Name: Jordi Fornes
Institutional Affiliation: UPC, UAB
E-mail address: firstname.lastname@example.org
Paper Type: Work in Progress
Paper Title: Computing in Transition: The Origins of Barcelona’s School of Informatics, 1976-1984
Paper Abstract: Amid a climate of political upheaval, a very strong economic crisis and a tense relationship between the Ministry of Education and Science and professional associations, the first computer science university studies started in Catalonia in 1976. This paper provides an analysis of the establishment of the school based on an oral history project and the examination of the school’s archives. It shows the efforts to develop a computer science studies taking into account Industry needs, scientific agendas and the political tensions associated to the transition to democracy in Spain.
To begin, we take into account the precedents of computing training in Spain. Until the establishment of studies at universities, studies had generally been carried by computer manufacturers.
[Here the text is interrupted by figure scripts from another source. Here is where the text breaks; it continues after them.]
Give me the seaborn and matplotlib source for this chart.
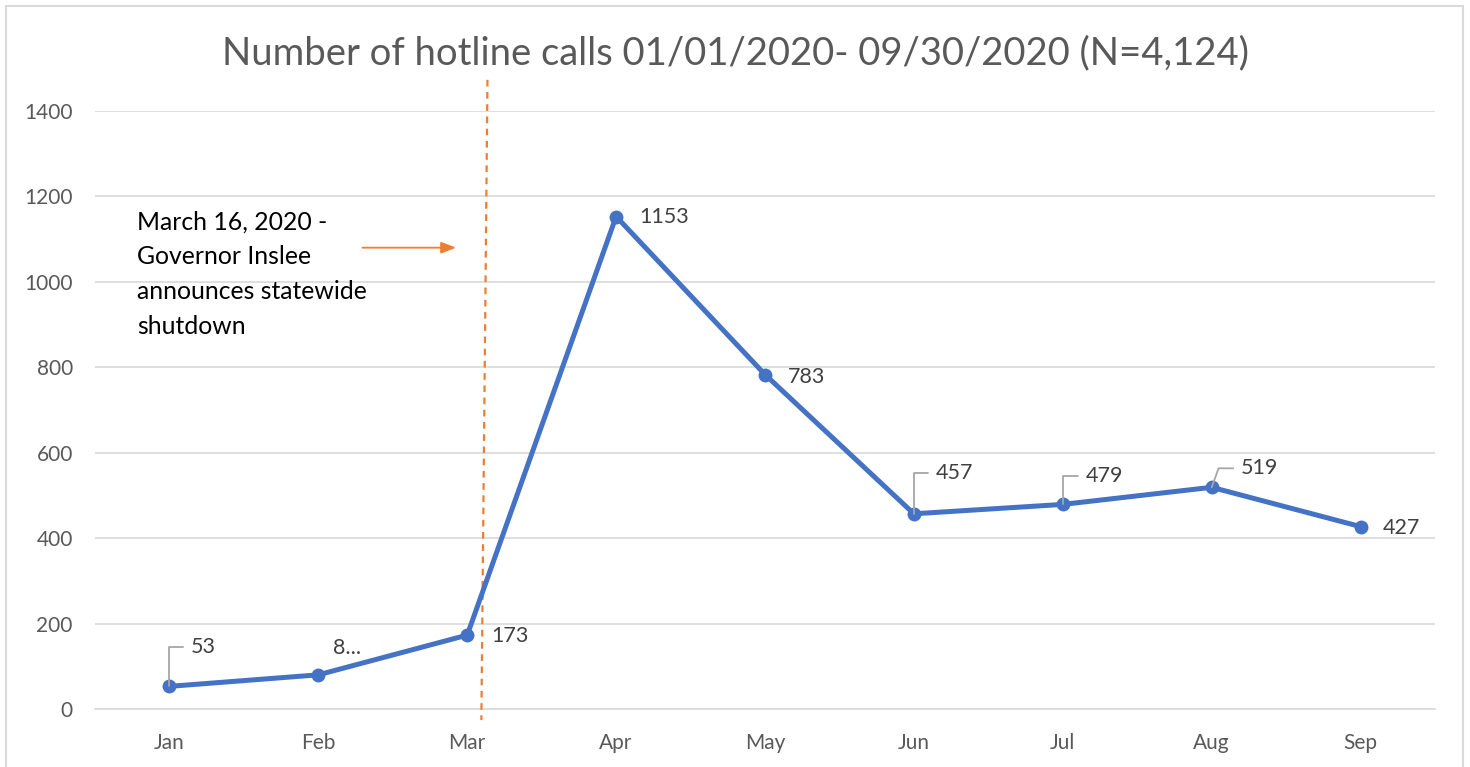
import numpy as np
import pandas as pd
import seaborn as sns
import matplotlib.pyplot as plt
from matplotlib.patches import Rectangle

# data
months = ['Jan', 'Feb', 'Mar', 'Apr', 'May', 'Jun', 'Jul', 'Aug', 'Sep']
calls = [53, 80, 173, 1153, 783, 457, 479, 519, 427]
point_labels = ['53', '8...', '173', '1153', '783', '457', '479', '519', '427']
y_ticks = [0, 200, 400, 600, 800, 1000, 1200, 1400]

title = 'Number of hotline calls 01/01/2020- 09/30/2020 (N=4,124)'
note = 'March 16, 2020 -\nGovernor Inslee\nannounces statewide\nshutdown'

df = pd.DataFrame({'idx': np.arange(len(months)), 'month': months, 'calls': calls})

sns.set_style('white')
plt.rcParams['font.family'] = ['Lato', 'DejaVu Sans']

grey_txt = '#595959'
grid_col = '#d9d9d9'
blue = '#4472C4'
orange = '#ED7D31'

fig = plt.figure(figsize=(14.7, 7.67), dpi=100)
ax = fig.add_axes([95 / 1470, 58 / 767, 1340 / 1470, 598 / 767])

sns.lineplot(data=df, x='idx', y='calls', ax=ax, color=blue, linewidth=3.6,
             marker='o', markersize=10, markeredgewidth=0, zorder=5)

ax.set_xlim(-0.5, len(months) - 0.5)
ax.set_ylim(0, 1400)
ax.set_yticks(y_ticks)
ax.set_yticklabels([str(t) for t in y_ticks])
ax.set_xticks(df['idx'])
ax.set_xticklabels(months)
ax.set_xticks(np.arange(-0.5, len(months)), minor=True)
ax.set_xlabel('')
ax.set_ylabel('')

ax.tick_params(axis='x', which='major', length=0, pad=17, labelsize=15, labelcolor=grey_txt)
ax.tick_params(axis='x', which='minor', length=7, width=1.2, color=grid_col, direction='out')
ax.tick_params(axis='y', length=0, pad=16, labelsize=15, labelcolor=grey_txt)

ax.yaxis.grid(True, color=grid_col, linewidth=1.2)
ax.set_axisbelow(True)
for s in ['left', 'right', 'top']:
    ax.spines[s].set_visible(False)
ax.spines['bottom'].set_color(grid_col)
ax.spines['bottom'].set_linewidth(1.2)

# data labels (offsets in pixels from each point)
offsets = [(21, 39), (15, 27), (24, -1), (23, 0), (23, -2), (22, 41), (23, 28), (29, 19), (22, -1)]
leaders = {0: 90, 5: 90, 6: 90, 7: 70}
for i, (lab, off) in enumerate(zip(point_labels, offsets)):
    kw = {}
    if i in leaders:
        kw['arrowprops'] = dict(arrowstyle='-', color='#a6a6a6', lw=1.3,
                                shrinkA=3, shrinkB=0,
                                connectionstyle='angle,angleA=0,angleB=%d,rad=0' % leaders[i])
    ax.annotate(lab, xy=(i, calls[i]), xytext=off, textcoords='offset pixels',
                ha='left', va='center', fontsize=15.5, color='#404040', zorder=6, **kw)

# shutdown marker line (slightly slanted, as drawn in the original)
ax.plot([2.136, 2.095], [1473, -26], color=orange, linestyle=(0, (3, 2.5)),
        linewidth=1.6, clip_on=False, zorder=4)
ax.annotate('', xy=(1.925, 1080), xytext=(1.296, 1080),
            arrowprops=dict(arrowstyle='-|>,head_length=0.9,head_width=0.35',
                            color=orange, lw=1.3, shrinkA=0, shrinkB=0))
ax.text(-0.215, 1167, note, ha='left', va='top', fontsize=17.8, color='black',
        linespacing=1.62)

fig.text(0.5, 1 - 53 / 767, title, ha='center', va='center', fontsize=27.5, color=grey_txt)

fig.patches.append(Rectangle((6 / 1470, -0.02), 1457 / 1470, 1 - 6 / 767 + 0.02,
                             transform=fig.transFigure, fill=False,
                             edgecolor=grid_col, linewidth=1.5))

fig.savefig('out.png', dpi=100)
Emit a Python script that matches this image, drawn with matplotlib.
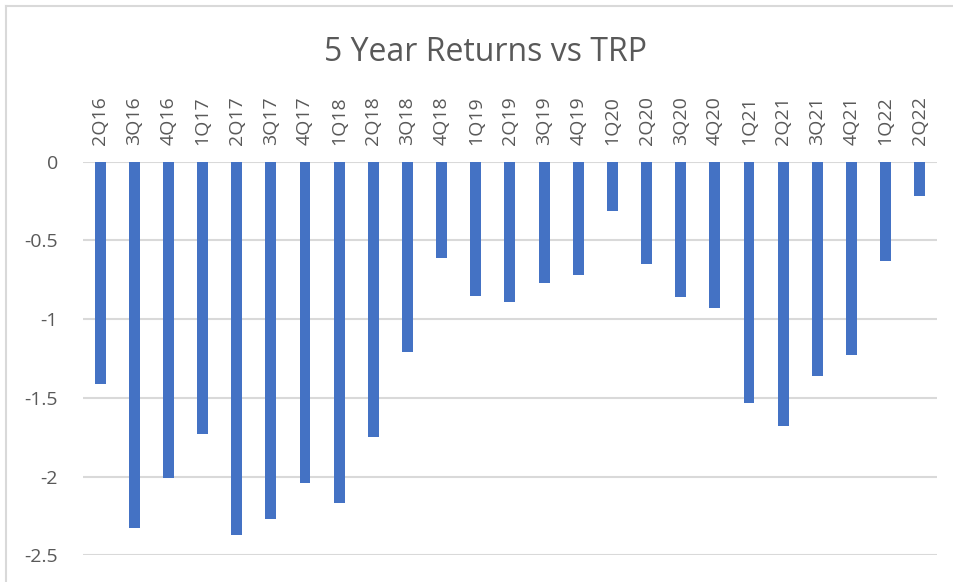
import matplotlib
matplotlib.use("Agg")
import matplotlib.pyplot as plt
from matplotlib.lines import Line2D

plt.rcParams['font.family'] = ['Open Sans', 'DejaVu Sans']
plt.rcParams['axes.unicode_minus'] = False

# quarters and 5 year returns vs TRP
quarters = ['2Q16', '3Q16', '4Q16', '1Q17', '2Q17', '3Q17', '4Q17', '1Q18', '2Q18',
            '3Q18', '4Q18', '1Q19', '2Q19', '3Q19', '4Q19', '1Q20', '2Q20', '3Q20',
            '4Q20', '1Q21', '2Q21', '3Q21', '4Q21', '1Q22', '2Q22']
returns = [-1.41, -2.33, -2.01, -1.73, -2.37, -2.27, -2.04, -2.17, -1.75,
           -1.21, -0.61, -0.85, -0.89, -0.77, -0.72, -0.31, -0.65, -0.86,
           -0.93, -1.53, -1.68, -1.36, -1.23, -0.63, -0.22]
yticks = [0, -0.5, -1, -1.5, -2, -2.5]

text_col = '#595959'
grid_col = '#d9d9d9'

fig = plt.figure(figsize=(9.54, 5.82), dpi=100)
ax = fig.add_axes([0.087, 0.046, 0.895, 0.676])

x = list(range(len(quarters)))
ax.bar(x, returns, width=0.32, color='#4472C4', zorder=3)

ax.set_xlim(-0.5, len(quarters) - 0.5)
ax.set_ylim(-2.5, 0)
ax.set_yticks(yticks)
ax.set_yticklabels(['%g' % v for v in yticks])
ax.yaxis.grid(True, color=grid_col, linewidth=1.5, zorder=0)

ax.xaxis.tick_top()
ax.set_xticks(x)
ax.set_xticklabels(quarters, rotation=90)
ax.tick_params(axis='x', length=0, pad=12, labelsize=14, labelcolor=text_col)
ax.tick_params(axis='y', length=0, pad=18, labelsize=14, labelcolor=text_col)
for s in ax.spines.values():
    s.set_visible(False)

fig.text(0.509, 0.91, '5 Year Returns vs TRP', ha='center', va='center',
         fontsize=23, color=text_col)

# chart frame (only left and top edges visible)
fig.add_artist(Line2D([0.006, 0.006], [0, 0.99], transform=fig.transFigure,
                      color=grid_col, linewidth=1.5))
fig.add_artist(Line2D([0.006, 1.0], [0.99, 0.99], transform=fig.transFigure,
                      color=grid_col, linewidth=1.5))

fig.savefig('out.png', dpi=100)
By 1969, an Institute of Informatics (Instituto de Informática) was established in Madrid to provide official titles to the growing community of professionals, which by 1975 counted almost 50,000 members -plus 55,000 punch card workers- in Spain.
Catalonia, a major industrial region, counted with an office of the Institute of Informatics -placed at the Autonomous University of Barcelona (UAB), and connected to Madrid by means of an UNIVAC terminal- and two computer laboratories running with IBM support in the other two Catalan Universities (the University of Barcelona and the Polytechnic University) that formed students in scientific computing. Indeed, it was the stronghold of the ATI, a powerful association of technicians in Informatics (ATI) that pushed government and academy for formal studies inside University.
Barcelona’s School of Informatics (FIB) developed from this context, and implies an important break with the customs of Spanish university. It was not a natural continuation of the studies at the Institute of Informatics, but a new centre at the UPC; it developed as new school instead of a specialty within the School of Industrial Engineering; it did not counted with a traditional curriculum, driven by the establishment of specific chairs, but with a very open curriculum based on credits and designed by a small team of professionals related to the ATI and with long experience in electronic data processing.
The first years of the FIB were also peculiar for the blend of lecturers coming from both industry and academia, and mature students coming from other university schools and faculties instead of high schools. The rebellious spirit of the time was also reflected in the choice of hardware. Instead of the IBM or an UNIVAC computers typical of early laboratories, the first computer chosen to serve researchers, students and staff was a DEC PDP-11, even if the company was still not established in Spain.
This innovative model started to decline in early 1980s. With a very important increase of students –now coming from high schools- and the stagnation in resources, the School began to reproduce patterns of other Spanish universities, and full-time academic lecturers push the old part-time professionals away.